----- ENTRIES SHOWN
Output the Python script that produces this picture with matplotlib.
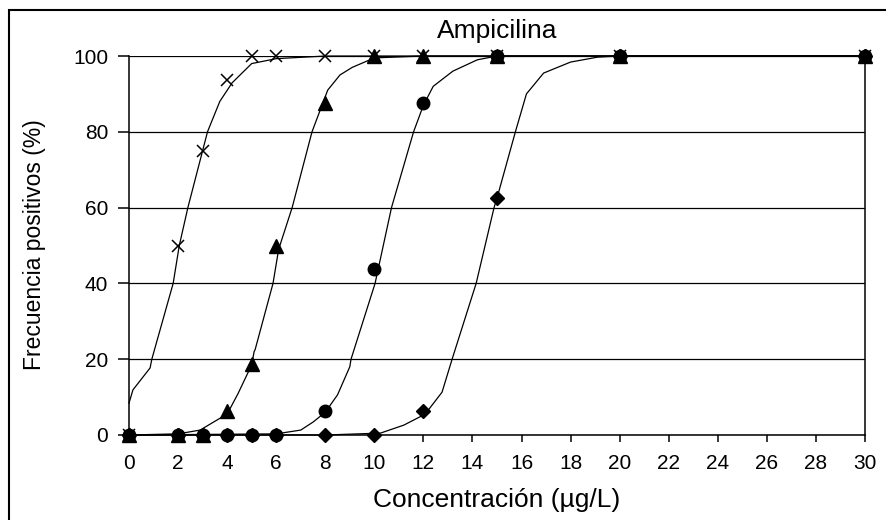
import matplotlib.pyplot as plt
from matplotlib.patches import Rectangle

plt.rcParams["font.family"] = ["Liberation Sans", "DejaVu Sans"]

# concentraciones ensayadas y frecuencia de positivos (%) por serie
conc = [0, 2, 3, 4, 5, 6, 8, 10, 12, 15, 20, 30]
serie_cruz = [0, 50, 75, 93.75, 100, 100, 100, 100, 100, 100, 100, 100]
serie_triangulo = [0, 0, 0, 6.25, 18.75, 50, 87.5, 100, 100, 100, 100, 100]
serie_circulo = [0, 0, 0, 0, 0, 0, 6.25, 43.75, 87.5, 100, 100, 100]
serie_rombo = [0, 0, 0, 0, 0, 0, 0, 0, 6.25, 62.5, 100, 100]

# curvas ajustadas, leidas punto a punto del grafico
curva_cruz_x = [0, 0.16, 0.86, 0.93, 1.8, 2.05, 2.4, 3.2, 3.7, 4.2, 5, 6, 8, 30]
curva_cruz_y = [8.4, 11.9, 17.7, 20, 40, 50, 60, 80, 88, 92.9, 98, 99.3, 100, 100]

curva_tri_x = [0, 2, 2.9, 3.6, 4, 4.45, 5, 5.1, 5.14, 5.87, 6.1, 6.65, 7.46, 8.1, 8.6, 9.1, 10, 12, 30]
curva_tri_y = [0, 0.3, 1.3, 4, 5.5, 11, 18.5, 22, 22.5, 40, 49, 60, 80, 91, 95, 97, 99.5, 100, 100]

curva_circ_x = [0, 6, 7, 7.5, 8, 8.5, 9.0, 9.05, 10.03, 10.7, 11.6, 12.0, 12.4, 13.2, 14.2, 15, 30]
curva_circ_y = [0, 0.3, 1.3, 3.4, 6, 10.6, 18, 20, 40, 60, 80, 87, 92, 96, 99, 100, 100]

curva_rombo_x = [0, 8, 10.25, 11.2, 12.07, 12.76, 13.17, 14.15, 14.88, 15.0, 15.75, 16.2, 16.9, 18.0, 19.1, 20, 30]
curva_rombo_y = [0, 0, 0.5, 2.6, 5.5, 11.3, 20, 40, 60, 62.5, 80, 90, 95.5, 98.4, 99.7, 100, 100]

fig = plt.figure(figsize=(8.87, 5.2), dpi=100)
ax = fig.add_axes([129 / 887, 85 / 520, 736 / 887, 379 / 520])

# curvas
for cx, cy in [
    (curva_cruz_x, curva_cruz_y),
    (curva_tri_x, curva_tri_y),
    (curva_circ_x, curva_circ_y),
    (curva_rombo_x, curva_rombo_y),
]:
    ax.plot(cx, cy, color="black", lw=0.9, clip_on=False, zorder=3)

# puntos
ax.plot(conc, serie_rombo, "D", color="black", ms=7, clip_on=False, zorder=4)
ax.plot(conc, serie_cruz, "x", color="black", ms=9, mew=1.1, clip_on=False, zorder=5)
ax.plot(conc, serie_triangulo, "^", color="black", ms=10, clip_on=False, zorder=5)
ax.plot(conc, serie_circulo, "o", color="black", ms=9, clip_on=False, zorder=6)

ax.set_xlim(0, 30)
ax.set_ylim(0, 100)
ax.set_xticks(range(0, 31, 2))
ax.set_yticks(range(0, 101, 20))
ax.yaxis.grid(True, color="black", lw=0.9)
ax.set_axisbelow(True)

ax.spines["top"].set_visible(False)
for s in ["left", "right", "bottom"]:
    ax.spines[s].set_linewidth(1.1)
ax.tick_params(axis="x", direction="out", length=5, width=1.1, pad=9, labelsize=15)
ax.tick_params(axis="y", direction="out", length=8, width=1.1, pad=7, labelsize=15)

fig.text(497 / 887, (520 - 31) / 520, "Ampicilina", ha="center", va="center", fontsize=19)
fig.text(497 / 887, (520 - 500) / 520, "Concentración (µg/L)", ha="center", va="center", fontsize=19)
fig.text(35 / 887, (520 - 245) / 520, "Frecuencia positivos (%)", ha="center", va="center",
         rotation=90, fontsize=16.5)

# marco del grafico (solo se ven los bordes izquierdo y superior)
fig.patches.append(Rectangle((9 / 887, -0.1), 1.2, (520 - 10) / 520 + 0.1, transform=fig.transFigure,
                             fill=False, edgecolor="black", lw=1.5))

fig.savefig("out.png", dpi=100)
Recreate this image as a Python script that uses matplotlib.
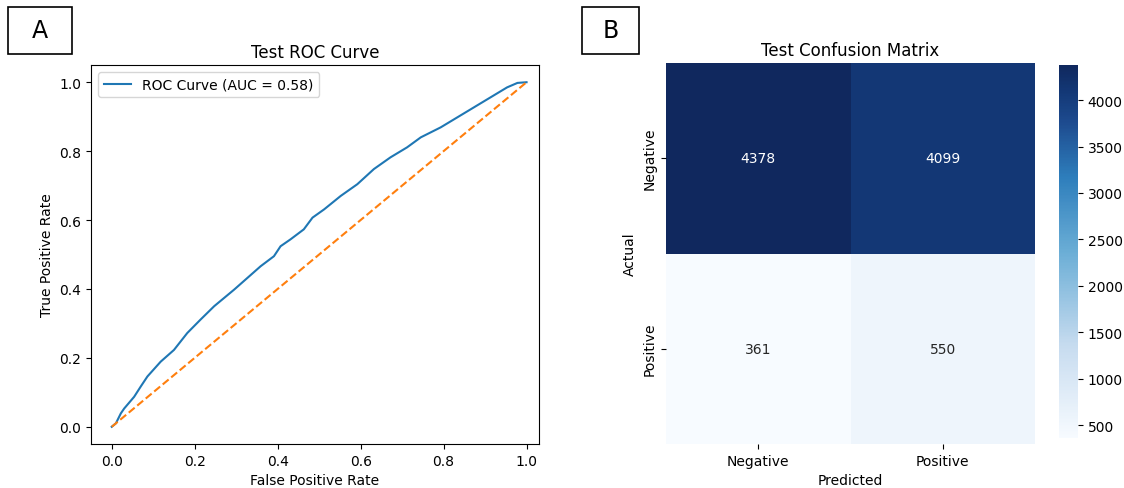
import matplotlib
matplotlib.use("Agg")
import matplotlib.pyplot as plt
from matplotlib.colors import LinearSegmentedColormap
from matplotlib.patches import Rectangle
import numpy as np
import seaborn as sns

W, H = 1124, 489

# ROC curve
fpr = [0.0, 0.01, 0.022, 0.03, 0.054, 0.07, 0.086, 0.118, 0.15, 0.182, 0.214,
       0.247, 0.295, 0.327, 0.359, 0.391, 0.407, 0.431, 0.463, 0.484, 0.512,
       0.552, 0.592, 0.632, 0.672, 0.712, 0.745, 0.793, 0.833, 0.873, 0.913,
       0.953, 0.978, 1.0]
tpr = [0.0, 0.01, 0.039, 0.053, 0.087, 0.117, 0.146, 0.189, 0.223, 0.272, 0.311,
       0.35, 0.398, 0.432, 0.466, 0.495, 0.524, 0.544, 0.573, 0.607, 0.631,
       0.67, 0.704, 0.748, 0.782, 0.811, 0.84, 0.869, 0.898, 0.927, 0.956,
       0.985, 0.998, 1.0]
auc = 0.58

class_labels = ["Negative", "Positive"]
cm = [[4378, 4099],
      [361, 550]]

# Blues as it looks in the screenshot (top end is more navy)
blues = plt.get_cmap("Blues")
cmap = LinearSegmentedColormap.from_list(
    "blues_shot",
    [(0.0, blues(0.0)), (0.25, blues(0.25)), (0.5, blues(0.5)), (0.7, blues(0.7)),
     (0.85, "#1d4a8e"), (0.93, "#133876"), (1.0, "#10285e")],
)


def px_axes(fig, left, top, right, bottom):
    return fig.add_axes([left / W, 1 - bottom / H, (right - left) / W, (bottom - top) / H])


def panel_label(fig, text, left, top, right, bottom):
    fig.add_artist(Rectangle((left / W, 1 - bottom / H), (right - left) / W,
                             (bottom - top) / H, transform=fig.transFigure,
                             fill=False, edgecolor="black", linewidth=1.2))
    fig.text((left + right) / 2 / W, 1 - (top + bottom) / 2 / H, text,
             ha="center", va="center", fontsize=17)


fig = plt.figure(figsize=(W / 100, H / 100), dpi=100)

# A: ROC
ax = px_axes(fig, 91, 66, 539, 445)
ax.plot(fpr, tpr, color="tab:blue", label="ROC Curve (AUC = {:.2f})".format(auc))
ax.plot([0, 1], [0, 1], color="tab:orange", linestyle="--")
ax.set_xlim(-0.05, 1.03)
ax.set_ylim(-0.05, 1.05)
ax.set_xticks(np.arange(0, 1.01, 0.2))
ax.set_yticks(np.arange(0, 1.01, 0.2))
ax.set_xlabel("False Positive Rate")
ax.set_ylabel("True Positive Rate")
ax.set_title("Test ROC Curve")
ax.legend(loc="upper left")

# B: confusion matrix
ax2 = px_axes(fig, 666, 64, 1035, 445)
cax = px_axes(fig, 1059, 66, 1078, 439)
sns.heatmap(np.array(cm), annot=True, fmt="d", cmap=cmap, ax=ax2, cbar_ax=cax,
            xticklabels=class_labels, yticklabels=class_labels)
ax2.set_xlabel("Predicted")
ax2.set_ylabel("Actual")
ax2.set_title("Test Confusion Matrix")

panel_label(fig, "A", 8, 8, 72, 55)
panel_label(fig, "B", 582, 8, 639, 55)

fig.savefig("out.png", dpi=100)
----------
## PROBLEM DETAILS
Your task is to collect every line above that contains the word "Python".

## WRITTEN ANSWER
Output the Python script that produces this picture with matplotlib.
Recreate this image as a Python script that uses matplotlib.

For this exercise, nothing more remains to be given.